(CNN)Human Rights Watch has accused Saudi Arabia of dropping U.S.-supplied cluster bombs in the fight against Houthi rebels in Yemen.
The small bombs, if unexploded, can lay dormant and then detonate when people stumble upon one by chance, killing or maiming them as a result.
An international treaty against cluster bombs has been adopted by 116 countries, but the United States, Saudi Arabia and Yemen are not among them.
The particular cluster munition systems HRW said were used are CBU-105 Sensor Fuzed Weapons, which are guided bombs intended to take out tanks and other armored vehicles with a flurry of explosions spread out over an area.
If the cluster bombs fail to detect their target, they are designed to self-destruct in the air, or if that fails, to deactivate themselves after a short time. But sometimes those mechanisms don’t work, posing a lethal danger for those who later encounter them.
Saudi Arabia has denied there are any coalition forces in Yemen and says there are only Yemeni forces that Saudi Arabia is supporting, according to Brig. Gen. Ahmed Asiri, a Saudi military spokesman. He told CNN Saudi Arabia has been using CBU-105 in Yemen against armored vehicles and not in the city.

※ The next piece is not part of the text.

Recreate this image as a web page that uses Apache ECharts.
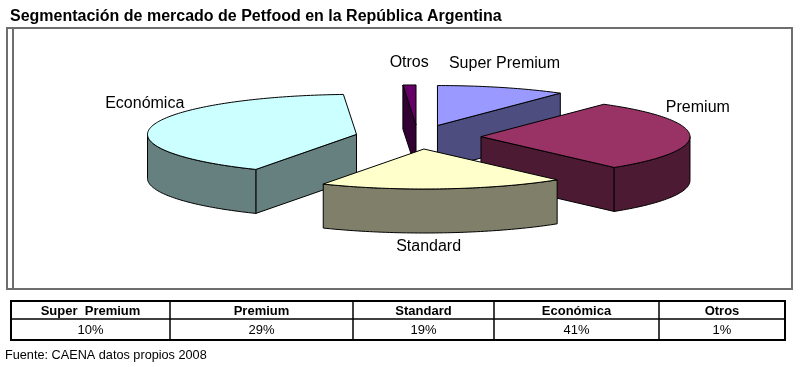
<!DOCTYPE html>
<html><head><meta charset="utf-8">
<script src="https://cdn.jsdelivr.net/npm/echarts@6/dist/echarts.min.js"></script>
<style>html,body{margin:0;padding:0;background:#fff}#c{width:800px;height:367px}</style>
</head><body><div id="c"></div>
<script>
// ---- data ----
const categories = ['Super Premium', 'Premium', 'Standard', 'Económica', 'Otros'];
const shares = [10, 29, 19, 41, 1];
const tableHeaders = ['Super  Premium', 'Premium', 'Standard', 'Económica', 'Otros'];
const tableValues = shares.map(v => v + '%');
const titleText = 'Segmentación de mercado de Petfood en la República Argentina';
const sourceText = 'Fuente: CAENA datos propios 2008';

// ---- style ----
const topColors = ['#9999FF', '#993366', '#FFFFCC', '#CCFFFF', '#660066'];
const sideColors = ['#4D4D80', '#4D1A33', '#80806A', '#668080', '#330033'];
const PIE = { cx: 418, cy: 137, rx: 209, ry: 40, h: 44, explode: 63 };
const TABLE = { cols: [11, 170, 353, 494, 659, 785], y0: 301, y1: 319, y2: 340 };
const FONT = 'Liberation Sans, Arial, sans-serif';

const total = shares.reduce((a, b) => a + b, 0);
const starts = [];
{ let acc = 0; shares.forEach(v => { starts.push(acc); acc += v; }); }
const mids = shares.map((v, i) => (starts[i] + v / 2) / total * 2 * Math.PI);
// painter order: back slices first
const order = mids.map((m, i) => i).sort((a, b) => Math.cos(mids[b]) - Math.cos(mids[a]));
const rank = []; order.forEach((idx, r) => rank[idx] = r);

function renderItem(params, api) {
  const i = params.dataIndex;
  const v = api.value(1);
  const a1 = starts[i] / total * 2 * Math.PI;
  const a2 = a1 + v / total * 2 * Math.PI;
  const mid = (a1 + a2) / 2;
  const t = PIE.ry / PIE.rx;
  const ax = PIE.cx + PIE.explode * Math.sin(mid);
  const ay = PIE.cy - PIE.explode * Math.cos(mid) * t;
  const h = PIE.h;
  const P = (a, dz) => [ax + PIE.rx * Math.sin(a), ay - PIE.ry * Math.cos(a) + dz];
  const arc = (b1, b2, dz) => {
    const n = Math.max(2, Math.ceil((b2 - b1) / 0.02));
    const pts = [];
    for (let k = 0; k <= n; k++) pts.push(P(b1 + (b2 - b1) * k / n, dz));
    return pts;
  };
  const z = rank[i] * 10;
  const st = (fill) => ({ fill: fill, stroke: '#000', lineWidth: 1, lineJoin: 'round' });
  const children = [];
  if (Math.sin(a1) < -1e-6) {
    children.push({ type: 'polygon', z2: z + 1, shape: { points: [[ax, ay], P(a1, 0), P(a1, h), [ax, ay + h]] }, style: st(sideColors[i]) });
  }
  if (Math.sin(a2) > 1e-6) {
    children.push({ type: 'polygon', z2: z + 1, shape: { points: [[ax, ay], P(a2, 0), P(a2, h), [ax, ay + h]] }, style: st(sideColors[i]) });
  }
  const b1 = Math.max(a1, Math.PI / 2), b2 = Math.min(a2, 3 * Math.PI / 2);
  if (b2 > b1) {
    const pts = arc(b1, b2, 0).concat(arc(b1, b2, h).reverse());
    children.push({ type: 'polygon', z2: z + 2, shape: { points: pts }, style: st(sideColors[i]) });
  }
  children.push({ type: 'polygon', z2: z + 3, shape: { points: [[ax, ay]].concat(arc(a1, a2, 0)) }, style: st(topColors[i]) });
  // label
  const anc = P(mid, 0);
  let lx, ly;
  if (Math.cos(mid) < -0.5) { lx = anc[0] - 15; ly = anc[1] + h + 14; }
  else { lx = anc[0] + 8 * Math.sin(mid); ly = anc[1] - 22 - 6 * Math.max(0, Math.sin(mid)); }
  children.push({ type: 'text', z2: 100, style: { text: categories[i], x: lx, y: ly, align: 'center', verticalAlign: 'middle', font: '16px ' + FONT, fill: '#000' } });
  return { type: 'group', children: children };
}

const graphics = [];
// chart frame
graphics.push({ type: 'rect', shape: { x: 7, y: 28, width: 785, height: 261 }, style: { fill: 'none', stroke: '#6e6e6e', lineWidth: 2 } });
graphics.push({ type: 'line', shape: { x1: 13, y1: 28, x2: 13, y2: 289 }, style: { stroke: '#6e6e6e', lineWidth: 2 } });
// table
const tc = TABLE.cols;
graphics.push({ type: 'rect', shape: { x: tc[0], y: TABLE.y0, width: tc[tc.length - 1] - tc[0], height: TABLE.y2 - TABLE.y0 }, style: { fill: '#fff', stroke: '#000', lineWidth: 2 } });
graphics.push({ type: 'line', shape: { x1: tc[0], y1: TABLE.y1, x2: tc[tc.length - 1], y2: TABLE.y1 }, style: { stroke: '#000', lineWidth: 1.5 } });
for (let k = 1; k < tc.length - 1; k++) {
  graphics.push({ type: 'line', shape: { x1: tc[k], y1: TABLE.y0, x2: tc[k], y2: TABLE.y2 }, style: { stroke: '#000', lineWidth: 1.5 } });
}
tableHeaders.forEach((hd, k) => {
  const cx = (tc[k] + tc[k + 1]) / 2;
  graphics.push({ type: 'text', style: { text: hd, x: cx, y: (TABLE.y0 + TABLE.y1) / 2 + 1, align: 'center', verticalAlign: 'middle', font: 'bold 13px ' + FONT, fill: '#000' } });
  graphics.push({ type: 'text', style: { text: tableValues[k], x: cx, y: (TABLE.y1 + TABLE.y2) / 2 + 1, align: 'center', verticalAlign: 'middle', font: '13px ' + FONT, fill: '#000' } });
});
graphics.push({ type: 'text', style: { text: sourceText, x: 5, y: 355, align: 'left', verticalAlign: 'middle', font: '12.7px ' + FONT, fill: '#000' } });

const chart = echarts.init(document.getElementById('c'), null, { renderer: 'canvas' });
chart.setOption({
  backgroundColor: '#fff',
  animation: false,
  title: { text: titleText, left: 5, top: 3, textStyle: { fontFamily: FONT, fontWeight: 'bold', fontSize: 16, color: '#000', lineHeight: 18 } },
  graphic: graphics,
  series: [{
    type: 'custom',
    coordinateSystem: 'none',
    renderItem: renderItem,
    data: shares.map((v, i) => [i, v])
  }]
});
</script></body></html>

“There is no foreign fighters in Yemen, so far,” Asiri told CNN on Sunday.
Asiri also criticized the Human Rights Watch organization on how it obtains information, saying it is getting it from Houthi militia.
“The (HRW) report itself defines the 105 as anti-vehicle weapons. We do not use it against persons. We don’t have any operation in the cities. So the allegation which is in the report it is, I think it is not so solid.”